**Data**

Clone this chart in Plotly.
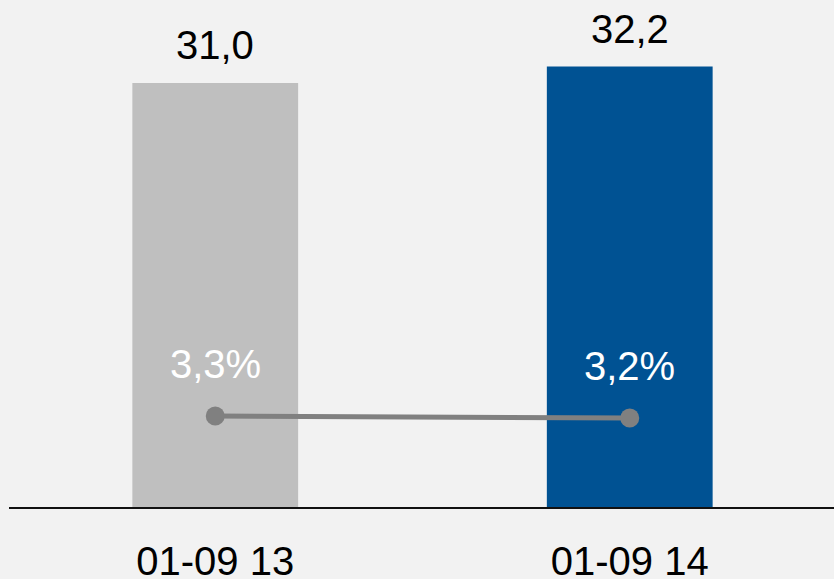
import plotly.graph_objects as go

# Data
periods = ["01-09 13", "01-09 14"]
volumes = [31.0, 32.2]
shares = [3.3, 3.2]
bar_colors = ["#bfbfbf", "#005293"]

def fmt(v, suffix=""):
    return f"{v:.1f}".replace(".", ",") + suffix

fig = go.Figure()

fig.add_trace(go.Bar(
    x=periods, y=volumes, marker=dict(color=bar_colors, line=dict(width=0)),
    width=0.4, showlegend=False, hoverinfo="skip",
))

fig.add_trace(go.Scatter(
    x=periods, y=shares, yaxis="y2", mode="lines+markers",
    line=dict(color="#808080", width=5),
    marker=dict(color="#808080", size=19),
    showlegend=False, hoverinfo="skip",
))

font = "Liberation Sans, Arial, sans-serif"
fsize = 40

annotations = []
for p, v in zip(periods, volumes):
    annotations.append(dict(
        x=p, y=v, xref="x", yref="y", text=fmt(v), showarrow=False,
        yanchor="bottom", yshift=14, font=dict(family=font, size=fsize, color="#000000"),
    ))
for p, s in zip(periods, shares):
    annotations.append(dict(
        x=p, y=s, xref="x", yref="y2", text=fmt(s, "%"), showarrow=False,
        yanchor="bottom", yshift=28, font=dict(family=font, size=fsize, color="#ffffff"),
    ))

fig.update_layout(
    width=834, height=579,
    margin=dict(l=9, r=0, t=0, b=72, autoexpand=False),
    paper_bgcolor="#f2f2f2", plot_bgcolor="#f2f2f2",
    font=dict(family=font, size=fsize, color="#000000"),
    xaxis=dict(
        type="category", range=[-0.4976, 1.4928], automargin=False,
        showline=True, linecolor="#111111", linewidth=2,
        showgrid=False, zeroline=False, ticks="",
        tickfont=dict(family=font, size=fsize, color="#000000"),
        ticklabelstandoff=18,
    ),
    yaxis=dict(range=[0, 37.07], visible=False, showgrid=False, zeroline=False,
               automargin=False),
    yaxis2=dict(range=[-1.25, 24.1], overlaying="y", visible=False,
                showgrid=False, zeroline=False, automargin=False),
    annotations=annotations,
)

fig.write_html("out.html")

**What is needed**
Without the pictures, copy the material exactly as given.

**Response below**
Clone this chart in Plotly.
import plotly.graph_objects as go

# Data
periods = ["01-09 13", "01-09 14"]
volumes = [31.0, 32.2]
shares = [3.3, 3.2]
bar_colors = ["#bfbfbf", "#005293"]

def fmt(v, suffix=""):
    return f"{v:.1f}".replace(".", ",") + suffix

fig = go.Figure()

fig.add_trace(go.Bar(
    x=periods, y=volumes, marker=dict(color=bar_colors, line=dict(width=0)),
    width=0.4, showlegend=False, hoverinfo="skip",
))

fig.add_trace(go.Scatter(
    x=periods, y=shares, yaxis="y2", mode="lines+markers",
    line=dict(color="#808080", width=5),
    marker=dict(color="#808080", size=19),
    showlegend=False, hoverinfo="skip",
))

font = "Liberation Sans, Arial, sans-serif"
fsize = 40

annotations = []
for p, v in zip(periods, volumes):
    annotations.append(dict(
        x=p, y=v, xref="x", yref="y", text=fmt(v), showarrow=False,
        yanchor="bottom", yshift=14, font=dict(family=font, size=fsize, color="#000000"),
    ))
for p, s in zip(periods, shares):
    annotations.append(dict(
        x=p, y=s, xref="x", yref="y2", text=fmt(s, "%"), showarrow=False,
        yanchor="bottom", yshift=28, font=dict(family=font, size=fsize, color="#ffffff"),
    ))

fig.update_layout(
    width=834, height=579,
    margin=dict(l=9, r=0, t=0, b=72, autoexpand=False),
    paper_bgcolor="#f2f2f2", plot_bgcolor="#f2f2f2",
    font=dict(family=font, size=fsize, color="#000000"),
    xaxis=dict(
        type="category", range=[-0.4976, 1.4928], automargin=False,
        showline=True, linecolor="#111111", linewidth=2,
        showgrid=False, zeroline=False, ticks="",
        tickfont=dict(family=font, size=fsize, color="#000000"),
        ticklabelstandoff=18,
    ),
    yaxis=dict(range=[0, 37.07], visible=False, showgrid=False, zeroline=False,
               automargin=False),
    yaxis2=dict(range=[-1.25, 24.1], overlaying="y", visible=False,
                showgrid=False, zeroline=False, automargin=False),
    annotations=annotations,
)

fig.write_html("out.html")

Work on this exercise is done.